New Tax Reporting Requirements Create Burden for Retail Crypto Users
Coinbase, the major cryptocurrency exchange, has voiced serious concerns about the new U.S. tax reporting rules for digital assets. The company argues that these requirements create unnecessary complexity, particularly for everyday retail investors who trade relatively small amounts.
Lawrence Zlatkin, Coinbase’s vice president of tax, explained the situation in a recent interview. He pointed out that the rules require reporting on transactions that don’t actually generate taxable income. Stablecoins, for instance, are designed to maintain a fixed value, so trading them typically doesn’t create gains or losses. Yet under the new system, these transactions must be reported anyway.
“People should pay taxes where they have income,” Zlatkin said. “Do you have income on $USDC? No, you don’t. So why are we reporting $USDC transactions?”
The Administrative Burden on Small Transactions
The exchange is currently sending millions of American crypto holders new 1099-DA forms. These forms are meant to bring cryptocurrency reporting in line with traditional financial assets. But Zlatkin questions whether this approach makes sense for small-scale retail activity.
“Frankly, [small retail] transactional flow is so small, I just don’t know why we’re spending efforts as a country focused on them,” he noted. “I just think it does a disservice to people when you’re trading 50 bucks, let’s say, that you get a form like this and you have to report gains or losses.”
Even gas fees—those tiny payments made to process blockchain transactions—add to the reporting clutter. These might amount to just 50 cents or a dollar, yet they still need to be documented under the new rules.
Missing Information Creates Confusion
This year presents a particular challenge because Coinbase will only provide the IRS with gross proceeds from digital asset sales, not the net value or cost basis. That means traders themselves must calculate their actual acquisition costs and tax basis. The company plans to start calculating cost basis for customers next tax year, but for now, the responsibility falls on individual users.

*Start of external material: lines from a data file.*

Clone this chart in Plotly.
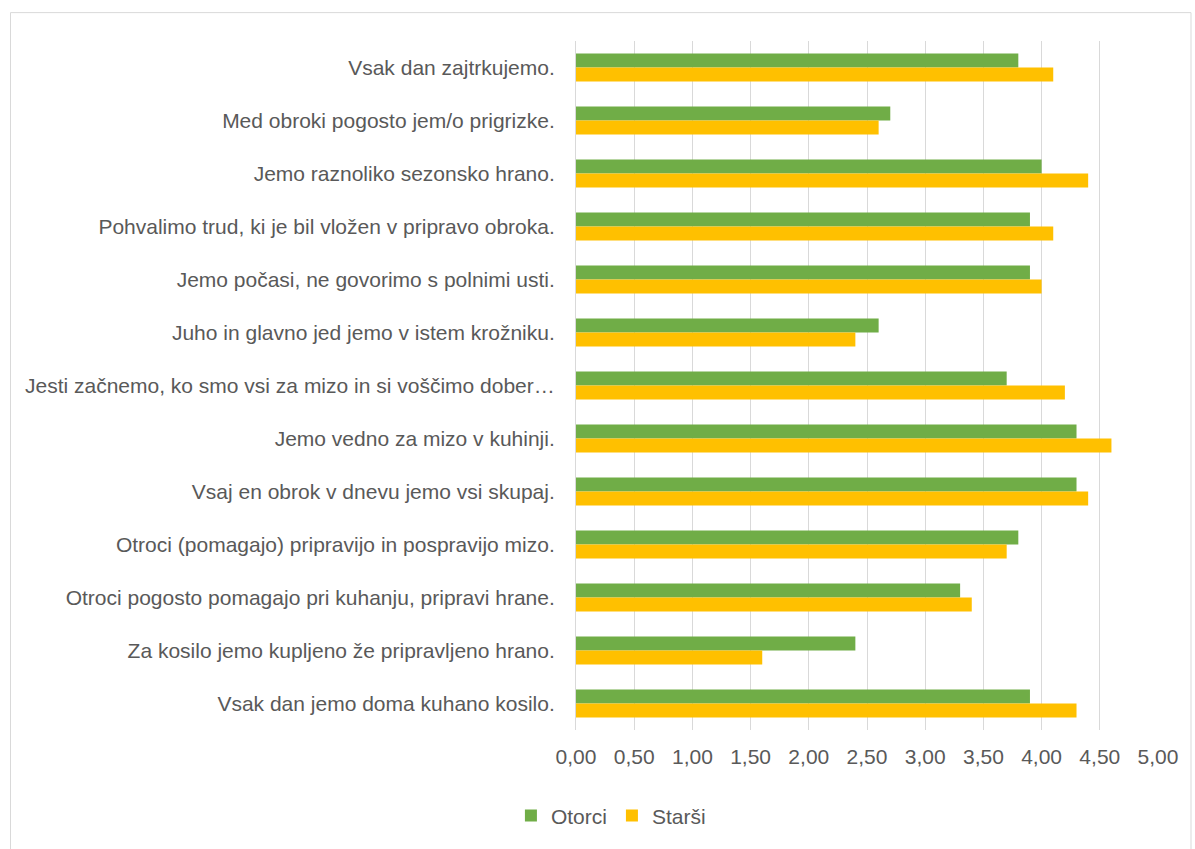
import plotly.graph_objects as go

categories = [
    "Vsak dan zajtrkujemo.",
    "Med obroki pogosto jem/o prigrizke.",
    "Jemo raznoliko sezonsko hrano.",
    "Pohvalimo trud, ki je bil vložen v pripravo obroka.",
    "Jemo počasi, ne govorimo s polnimi usti.",
    "Juho in glavno jed jemo v istem krožniku.",
    "Jesti začnemo, ko smo vsi za mizo in si voščimo dober…",
    "Jemo vedno za mizo v kuhinji.",
    "Vsaj en obrok v dnevu jemo vsi skupaj.",
    "Otroci (pomagajo) pripravijo in pospravijo mizo.",
    "Otroci pogosto pomagajo pri kuhanju, pripravi hrane.",
    "Za kosilo jemo kupljeno že pripravljeno hrano.",
    "Vsak dan jemo doma kuhano kosilo.",
]
otroci = [3.8, 2.7, 4.0, 3.9, 3.9, 2.6, 3.7, 4.3, 4.3, 3.8, 3.3, 2.4, 3.9]
starsi = [4.1, 2.6, 4.4, 4.1, 4.0, 2.4, 4.2, 4.6, 4.4, 3.7, 3.4, 1.6, 4.3]
tick_vals = [0, 0.5, 1, 1.5, 2, 2.5, 3, 3.5, 4, 4.5, 5]

font_family = "Liberation Sans, Arial, sans-serif"
txt_color = "#595959"

fig = go.Figure()
fig.add_trace(go.Bar(y=categories, x=otroci, orientation="h", name="Otorci",
                     marker=dict(color="#70AD47", line=dict(width=0))))
fig.add_trace(go.Bar(y=categories, x=starsi, orientation="h", name="Starši",
                     marker=dict(color="#FFC000", line=dict(width=0))))

W, H = 1195, 849
l, r, t, b = 576, 37, 41, 116
pw, ph = W - l - r, H - t - b

fig.update_layout(
    width=W, height=H,
    margin=dict(l=l, r=r, t=t, b=b),
    paper_bgcolor="white", plot_bgcolor="white",
    barmode="group", bargap=0.47, bargroupgap=0,
    separators=",.",
    font=dict(family=font_family, size=21, color=txt_color),
    legend=dict(orientation="h", x=0.06, xanchor="center", y=-0.095, yanchor="top",
                font=dict(size=21, color=txt_color), traceorder="normal",
                itemwidth=30),
    xaxis=dict(range=[0, 5], tickvals=tick_vals, tickformat=".2f",
               showgrid=True, gridcolor="#D9D9D9", gridwidth=1,
               zeroline=False, showline=False, ticks="",
               tickfont=dict(size=21, color=txt_color), ticklabelstandoff=12),
    yaxis=dict(autorange="reversed", showgrid=False, zeroline=False,
               showline=True, linecolor="#D9D9D9", linewidth=1, ticks="",
               tickfont=dict(size=21, color=txt_color), ticklabelstandoff=16),
    shapes=[dict(type="rect", xref="paper", yref="paper",
                 x0=(10.5 - l) / pw, x1=(1191 - l) / pw,
                 y0=(H - b - 860) / ph, y1=(H - b - 12.5) / ph,
                 line=dict(color="#D9D9D9", width=1), fillcolor="rgba(0,0,0,0)",
                 layer="below")],
)

fig.write_html("out.html")
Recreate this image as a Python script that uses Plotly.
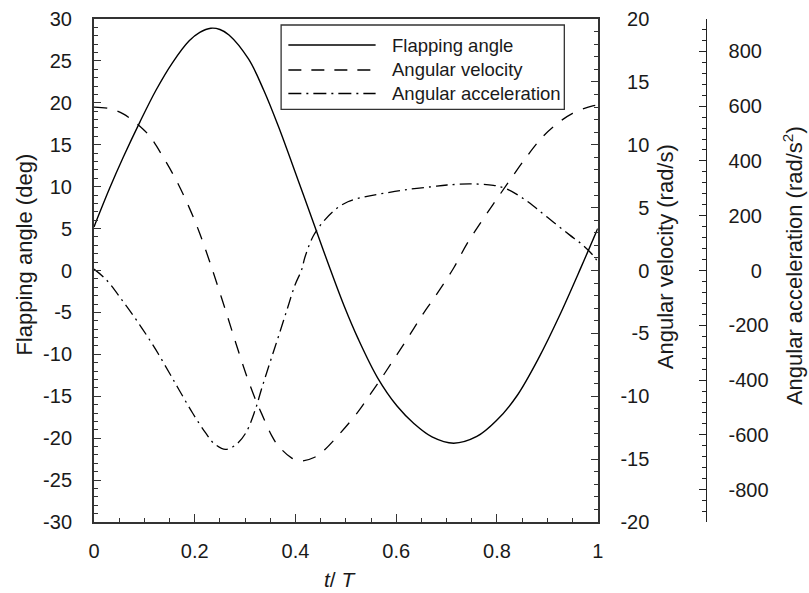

Ian Unger, Coinbase’s director of tax reporting information, acknowledged this creates confusion, especially for people who have never owned traditional assets like stocks. Crypto adds another layer of complexity because holdings often move between different platforms and get swapped between various coins and tokens.
“That’s not the world we live in today for crypto assets,” Unger said. “There could be a world where some of this does get easier for those who buy and sell on one exchange and want to move to another exchange. But we’re not there yet, and so until we get there, there’ll be a lot of confusion.”
Looking Toward Solutions
Coinbase’s current focus is on education and developing tools to help users navigate these reporting requirements. The company recognizes that calculating cost basis for cryptocurrency can be particularly challenging compared to traditional investments.
When stock investors move shares between brokers, those transactions come with transfer statements that include cost basis information. Crypto doesn’t have that standardized system yet. Zlatkin suggests the reporting requirements should focus on areas where real income exists, rather than creating paperwork for transactions that don’t generate taxable gains.
“We should focus on where there’s real income to get people to voluntarily comply,” he argued. “But not where there’s no income, such as in stablecoins or in tiny, tiny transactions that are mostly network fees.”
The situation highlights the ongoing challenge of fitting cryptocurrency into existing financial frameworks. While the intention behind the new rules might be reasonable—creating parity between crypto and traditional assets—the implementation seems to be creating more complexity than clarity for many users.